Wednesday, September 07, 2005

Vikings Are Super Bowl Contenders

The Vikings' season starts Sunday against Tampa Bay. The Purple nation is hoping it ends in Detroit. I have seen predictions on the Vikings range from 2nd in their division to Super Bowl contenders.

There are 4 factors that determine a team's success in the NFL; talent, coaching, strength of schedule, and strength of conference, in that order.

The Vikings have some of the best talent in the league. Offensively, this team can compete with any team in the league. I rank only Indianapolis' offense higher than Minnesota's.

Defensively, the Vikings are a question mark. There are a lot of new players, but they are all talented. This will not be the porous, easily-moved defense of last year. The real question on defense, though, is how fast they come together and start playing as a team. If it happens fast, the Vikings will dominate the NFC. But, experience and common sense say it will take 4-6 weeks for the defense to start playing to their potential.

Special teams should also be much improved over last season. Which goes a long way toward helping the defense improve and the offense to score.

Coaching is the second big factor. Any coaching staff that produces the late season collapses the Vikings have experienced the last 2 seasons is suspect at best. The Vikings have new coordinators on offense and defense, which means a lot of adjusting to do. And Head Coach Mike Tice has a very questionable track record of game day decisions. He also presided over the failure-to-make-a-draft-selection-on-time fiasco. And don't forget the "Randy Ratio", in which Tice publicly aired his game plan to the entire league prior to the season starting 2 years ago.

Mike Tice has become a very good Monday-Saturday coach. He needs to become much better on game day, but I have my doubts about that happening. He is too conservative on the road and late in games, and has shown an inability to maintain a ground game outside of the Metrodome.

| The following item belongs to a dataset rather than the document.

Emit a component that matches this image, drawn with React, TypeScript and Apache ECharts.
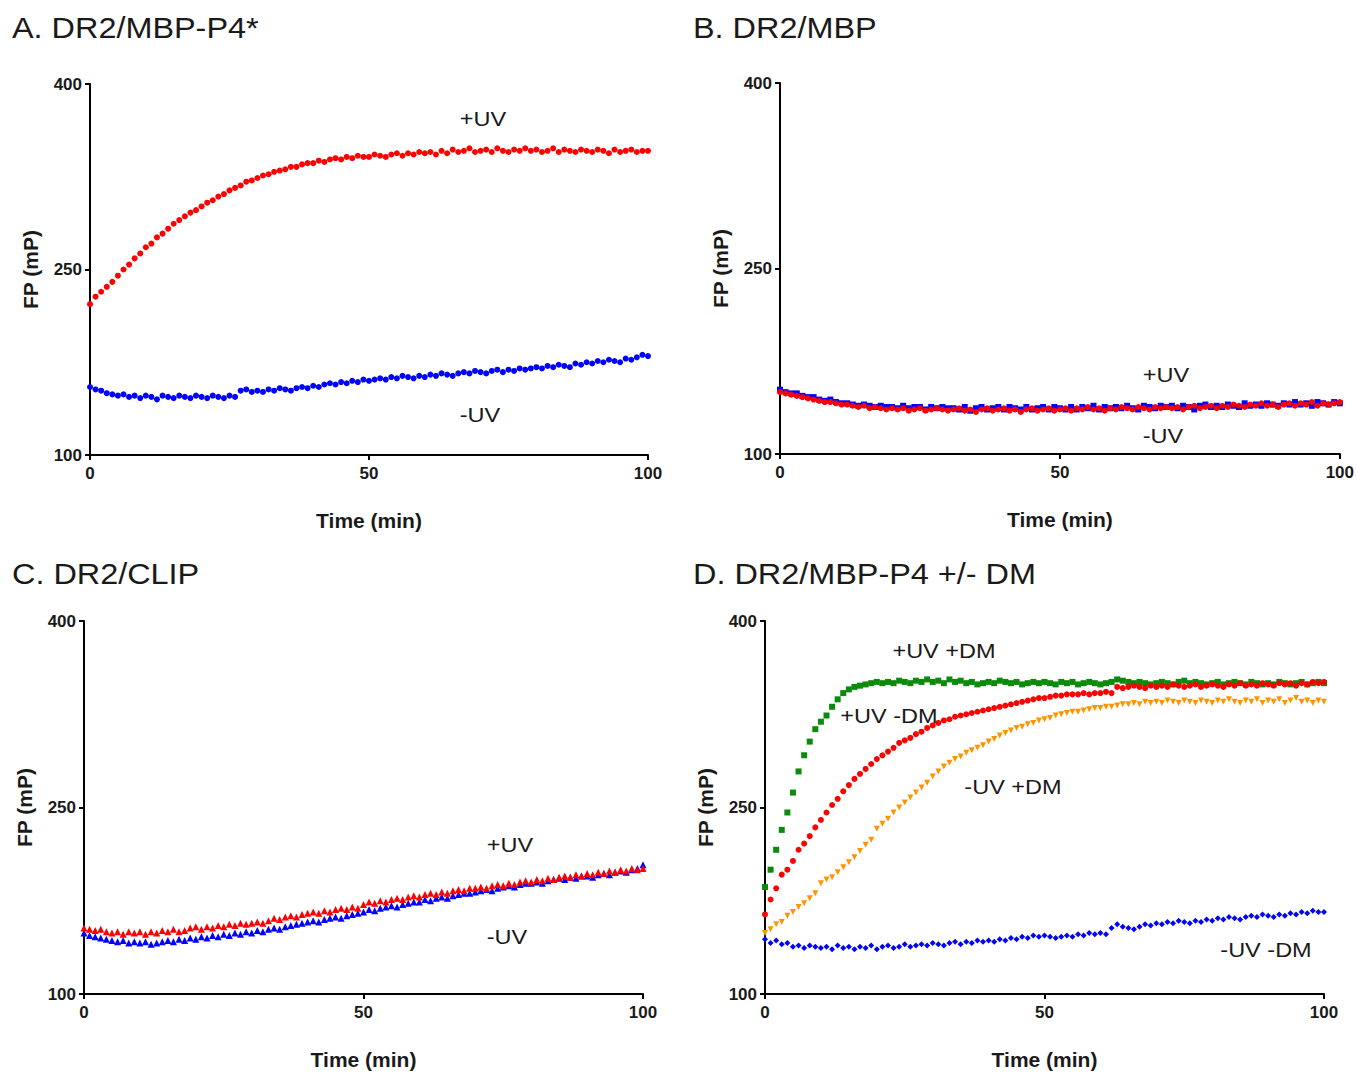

The Vikings play a fairly strong schedule this year. Outside of their division, they play only 3 of last year's playoff teams, but they also play the Ravens and Panthers, both of whom are healthy and improved, and both are capable of making a Super Bowl run of their own. Overall, the Vikes play half of their schedule against teams that were 8-8 or better last year. For an NFC team, that's a tough schedule.

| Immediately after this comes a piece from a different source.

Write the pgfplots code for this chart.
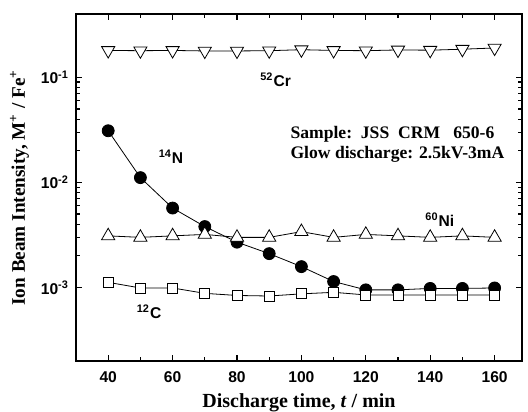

The schedule may be a bit tough, but it is definitely not overwhelming. The Vikings have the talent to win 10-13 games on this schedule.

The NFC showed last year that it is very weak. A Falcons team with questionable defense and no discernible passing game made it easily to the championship game. Even the Vikings, with that late-season collapse and pathetic defensive play, made it to the 2nd round of the NFC playoffs.

The NFC will improve overall this year. The Panthers are healthy, the Cowboys and Redskins are both well-coached and improved, the Lions have made strides toward competitiveness, and the Cardinals could be a force in the playoffs, too. Given all that, the NFC playoffs will be very different and more competitive this year.

Finally, the bottom line is this, the Vikings will struggle at times, but they should be able to pull out a 10-6 or 11-5 season. Either of those records should win the division and send the Vikings to the playoffs.

The Vikings have the talent to win 13 games. They play in a weak division in a weak conference, and have a strong schedule. I see them getting to the 2nd round of the playoffs and probably the NFC Championship game. But I think the game-day coaching will hold this team back and stop them a little short of the Super Bowl. I hope I am wrong, but I've seen nothing in the past 3 years to suggest this is a Super Bowl-caliber coaching staff.

The Vikings are Super Bowl contenders, but just barely. If Tice opens up and gets more aggressive in his play-calling, anything could happen.